Home NLP & Transformers GRPO

GRPO — Group Relative Policy Optimization

The RL algorithm behind DeepSeek-R1. Instead of training a separate value network like PPO does, GRPO samples a group of G completions for each prompt and uses the group's mean reward as the baseline. Each completion's advantage is just (reward − group mean) / group std. Half the parameters of PPO at training time, comparable quality, and the trick that made R1's reasoning trace possible.

One GRPO update

Idle

PPO vs GRPO — what changed

PPO (InstructGPT, ChatGPT)
~2× params
  • Policy πθ — the LLM
  • Reference πref — frozen pre-RLHF copy (KL anchor)
  • Reward model rφ — scores completions
  • Value/critic Vψ — predicts expected reward (~same size as policy)
  • • Advantage estimated via GAE on critic outputs
GRPO (DeepSeek-R1)
no critic
  • Policy πθ — the LLM
  • Reference πref — KL anchor (same as PPO)
  • Reward model rφ — or rule-based reward
  • • No value/critic. Sample G completions, baseline = group mean
  • • Advantage = (ri − μ) / σ within the group

GRPO loss

L_GRPO = -1/G · Σᵢ [ min( ratioᵢ · Aᵢ ,  clip(ratioᵢ, 1−ε, 1+ε) · Aᵢ ) ]
                                    + β · D_KL( πθ ‖ πref )

where:
  ratioᵢ = πθ(oᵢ|s) / πθ_old(oᵢ|s)        # importance weight
  Aᵢ     = (rᵢ − μ) / σ                       # group-relative advantage  ← the trick
  μ      = mean(r₁ … r_G)
  σ      = std(r₁ … r_G)
Why this matters

The critic is a luxury you can't afford. A PPO value network is roughly the size of the policy (often a copy of the LLM).
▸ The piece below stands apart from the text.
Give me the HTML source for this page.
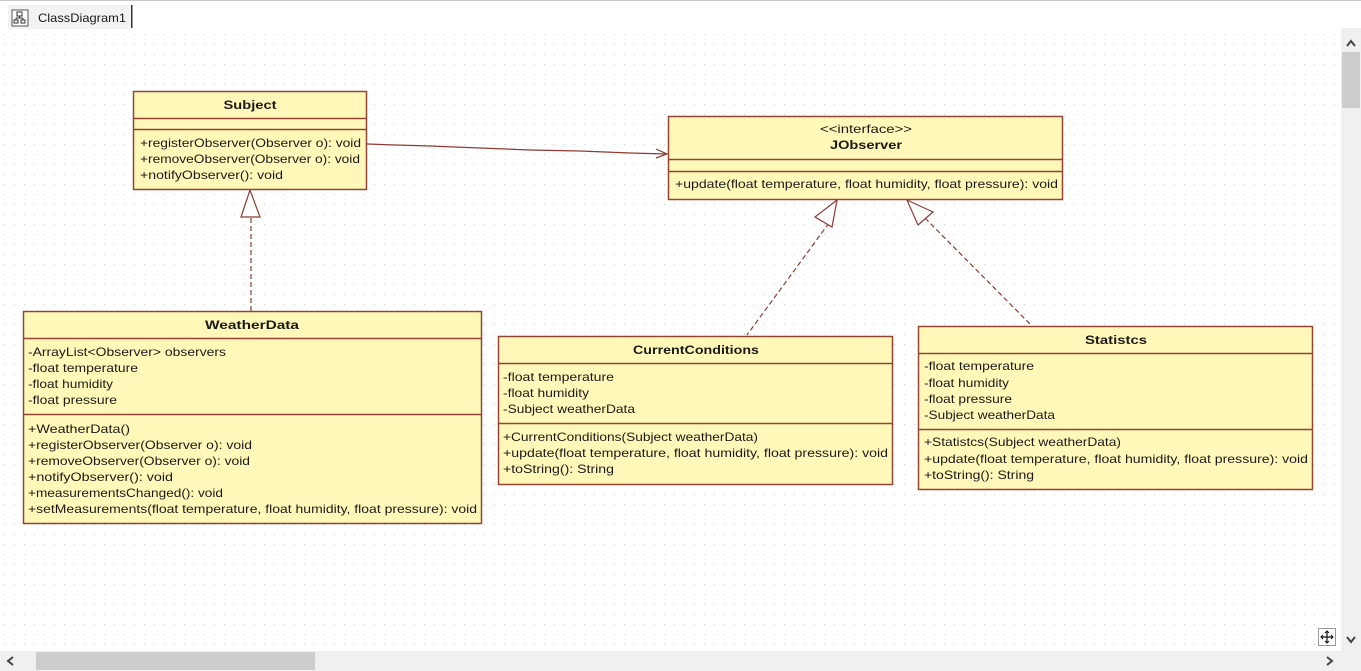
<!DOCTYPE html>
<html>
<head>
<meta charset="utf-8">
<style>
html,body{margin:0;padding:0;background:#fff;}
body{width:1361px;height:671px;overflow:hidden;position:relative;font-family:"Liberation Sans",sans-serif;}
svg{position:absolute;left:0;top:0;}
text{font-family:"Liberation Sans",sans-serif;font-size:12px;fill:#1a1a1a;}
.b{font-weight:bold;}
</style>
</head>
<body>
<svg width="1361" height="671" viewBox="0 0 1361 671" xmlns="http://www.w3.org/2000/svg">
<defs>
<pattern id="dots" x="0" y="0" width="10" height="10" patternUnits="userSpaceOnUse">
<rect x="4" y="4" width="1" height="1" fill="#cfcfcf"/>
</pattern>
</defs>
<!-- tab bar -->
<rect x="0" y="0" width="1361" height="28" fill="#ffffff"/>
<rect x="0" y="0" width="1361" height="1" fill="#c8c8c8"/>
<rect x="8" y="5" width="123" height="24" fill="#f3f3f3"/>
<rect x="131" y="5" width="1.5" height="23" fill="#333"/>
<!-- tab icon -->
<rect x="12" y="10" width="16" height="16" fill="#fff" stroke="#555" stroke-width="1"/>
<rect x="17" y="12" width="5" height="4" fill="none" stroke="#333" stroke-width="1"/>
<rect x="14" y="20" width="4" height="3" fill="none" stroke="#333" stroke-width="1"/>
<rect x="21" y="20" width="4" height="3" fill="none" stroke="#333" stroke-width="1"/>
<path d="M19.5 16 V18 M16 18 H23 M16 18 V20 M23 18 V20" stroke="#333" stroke-width="1" fill="none"/>
<text x="38" y="22" textLength="88" lengthAdjust="spacingAndGlyphs">ClassDiagram1</text>

<!-- canvas -->
<rect x="0" y="29" width="1341" height="622" fill="#ffffff"/>
<rect x="0" y="29" width="1341" height="622" fill="url(#dots)"/>

<!-- vertical scrollbar -->
<rect x="1341" y="28" width="20" height="623" fill="#f0f0f0"/>
<path d="M1347 46 L1351 41 L1355 46" stroke="#444" stroke-width="2" fill="none"/>
<rect x="1342" y="52" width="18" height="56" fill="#cdcdcd"/>
<path d="M1347 637 L1351 642 L1355 637" stroke="#444" stroke-width="2" fill="none"/>
<!-- horizontal scrollbar -->
<rect x="0" y="651" width="1361" height="20" fill="#f0f0f0"/>
<path d="M13 657 L8 661 L13 665" stroke="#444" stroke-width="2" fill="none"/>
<rect x="36" y="652" width="279" height="18" fill="#cdcdcd"/>
<path d="M1327 657 L1332 661 L1327 665" stroke="#444" stroke-width="2" fill="none"/>
<!-- move icon -->
<rect x="1318.5" y="628.5" width="17" height="17" fill="#fff" stroke="#999" stroke-width="1"/>
<path d="M1327 631 V643 M1321 637 H1333" stroke="#111" stroke-width="1.2"/>
<path d="M1325 633 L1327 631 L1329 633 M1325 641 L1327 643 L1329 641 M1323 635 L1321 637 L1323 639 M1331 635 L1333 637 L1331 639" stroke="#111" stroke-width="1" fill="none"/>

<!-- connectors -->
<g stroke="#8f3a34" stroke-width="1.2" fill="none">
<path d="M367 144 L395 145 L430 146 L480 148 L530 150 L580 151 L630 153 L667 154"/>
<path d="M656 149 L667 154 L656 158"/>
<path d="M251 218 V311" stroke-dasharray="5,3"/>
<path d="M250 190 L241 217 L260 217 Z" fill="#fff"/>
<path d="M829 223 L747 335" stroke-dasharray="5,3"/>
<path d="M837 200 L815 217 L832 227 Z" fill="#fff"/>
<path d="M925 218 L1032 326" stroke-dasharray="5,3"/>
<path d="M907 200 L933 212 L918 225 Z" fill="#fff"/>
</g>

<!-- class boxes -->
<g fill="#fff8b8" stroke="#934434" stroke-width="1.5">
<rect x="133.5" y="91.5" width="233" height="98"/>
<rect x="668.5" y="116.5" width="394" height="83"/>
<rect x="23.5" y="311.5" width="458" height="212"/>
<rect x="498.5" y="336.5" width="394" height="148"/>
<rect x="918.5" y="326.5" width="394" height="163"/>
</g>
<g stroke="#934434" stroke-width="1.5">
<path d="M133 118.5 H367 M133 129.5 H367"/>
<path d="M668 159.5 H1063 M668 171.5 H1063"/>
<path d="M23 338.5 H482 M23 414.5 H482"/>
<path d="M498 363.5 H893 M498 423.5 H893"/>
<path d="M918 353.5 H1313 M918 429.5 H1313"/>
</g>

<!-- Subject -->
<text class="b" x="250" y="109" text-anchor="middle" textLength="53" lengthAdjust="spacingAndGlyphs">Subject</text>
<text x="140" y="147" textLength="221" lengthAdjust="spacingAndGlyphs">+registerObserver(Observer o): void</text>
<text x="140" y="163" textLength="220" lengthAdjust="spacingAndGlyphs">+removeObserver(Observer o): void</text>
<text x="140" y="179" textLength="143" lengthAdjust="spacingAndGlyphs">+notifyObserver(): void</text>

<!-- JObserver -->
<text x="866" y="133" text-anchor="middle" textLength="92" lengthAdjust="spacingAndGlyphs">&lt;&lt;interface&gt;&gt;</text>
<text class="b" x="866" y="149" text-anchor="middle" textLength="72" lengthAdjust="spacingAndGlyphs">JObserver</text>
<text x="675" y="188" textLength="383" lengthAdjust="spacingAndGlyphs">+update(float temperature, float humidity, float pressure): void</text>

<!-- WeatherData -->
<text class="b" x="252" y="329" text-anchor="middle" textLength="94" lengthAdjust="spacingAndGlyphs">WeatherData</text>
<text x="28" y="356" textLength="198" lengthAdjust="spacingAndGlyphs">-ArrayList&lt;Observer&gt; observers</text>
<text x="28" y="372" textLength="110" lengthAdjust="spacingAndGlyphs">-float temperature</text>
<text x="28" y="388" textLength="85" lengthAdjust="spacingAndGlyphs">-float humidity</text>
<text x="28" y="404" textLength="89" lengthAdjust="spacingAndGlyphs">-float pressure</text>
<text x="28" y="433" textLength="102" lengthAdjust="spacingAndGlyphs">+WeatherData()</text>
<text x="28" y="449" textLength="224" lengthAdjust="spacingAndGlyphs">+registerObserver(Observer o): void</text>
<text x="28" y="465" textLength="222" lengthAdjust="spacingAndGlyphs">+removeObserver(Observer o): void</text>
<text x="28" y="481" textLength="145" lengthAdjust="spacingAndGlyphs">+notifyObserver(): void</text>
<text x="28" y="497" textLength="195" lengthAdjust="spacingAndGlyphs">+measurementsChanged(): void</text>
<text x="28" y="513" textLength="449" lengthAdjust="spacingAndGlyphs">+setMeasurements(float temperature, float humidity, float pressure): void</text>

<!-- CurrentConditions -->
<text class="b" x="696" y="354" text-anchor="middle" textLength="126" lengthAdjust="spacingAndGlyphs">CurrentConditions</text>
<text x="503" y="381" textLength="111" lengthAdjust="spacingAndGlyphs">-float temperature</text>
<text x="503" y="397" textLength="86" lengthAdjust="spacingAndGlyphs">-float humidity</text>
<text x="503" y="413" textLength="132" lengthAdjust="spacingAndGlyphs">-Subject weatherData</text>
<text x="503" y="441" textLength="255" lengthAdjust="spacingAndGlyphs">+CurrentConditions(Subject weatherData)</text>
<text x="503" y="457" textLength="385" lengthAdjust="spacingAndGlyphs">+update(float temperature, float humidity, float pressure): void</text>
<text x="503" y="473" textLength="111" lengthAdjust="spacingAndGlyphs">+toString(): String</text>

<!-- Statistcs -->
<text class="b" x="1116" y="344" text-anchor="middle" textLength="62" lengthAdjust="spacingAndGlyphs">Statistcs</text>
<text x="924" y="370" textLength="110" lengthAdjust="spacingAndGlyphs">-float temperature</text>
<text x="924" y="387" textLength="85" lengthAdjust="spacingAndGlyphs">-float humidity</text>
<text x="924" y="403" textLength="88" lengthAdjust="spacingAndGlyphs">-float pressure</text>
<text x="924" y="419" textLength="131" lengthAdjust="spacingAndGlyphs">-Subject weatherData</text>
<text x="924" y="446" textLength="197" lengthAdjust="spacingAndGlyphs">+Statistcs(Subject weatherData)</text>
<text x="924" y="463" textLength="384" lengthAdjust="spacingAndGlyphs">+update(float temperature, float humidity, float pressure): void</text>
<text x="924" y="479" textLength="110" lengthAdjust="spacingAndGlyphs">+toString(): String</text>
</svg>
</body>
</html>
For a 70B-param policy, you need ~140B params resident on the GPUs during training. GRPO drops the critic entirely.

Group baseline = sample-mean Monte Carlo estimate. The whole purpose of the critic is to estimate E[r | s] — the expected reward for a state. If you sample G completions and compute their mean, you have an unbiased estimate without a learned value function. The variance is higher, but so what? You're already paying for G completions per prompt to do the policy update.

Why this enabled R1. DeepSeek showed that with GRPO + a simple rule-based reward (e.g., "is this final math answer correct?"), an LLM can be RL-trained without any SFT initialization and develop emergent reasoning chains. The "aha moment" graphs in the R1-Zero paper show the model spontaneously learning to backtrack and reflect — pure RL with no human reasoning demonstrations. The lower training cost from GRPO is what made the experiment economically viable.

Tradeoffs. GRPO needs G completions per prompt — typically G=64 for DeepSeek — which costs G× more inference at training. PPO does 1 completion per prompt + value head update. So GRPO trades critic parameters for inference compute. For modern accelerators with under-utilized FLOPs at small batch sizes, this trade tips heavily in GRPO's favor.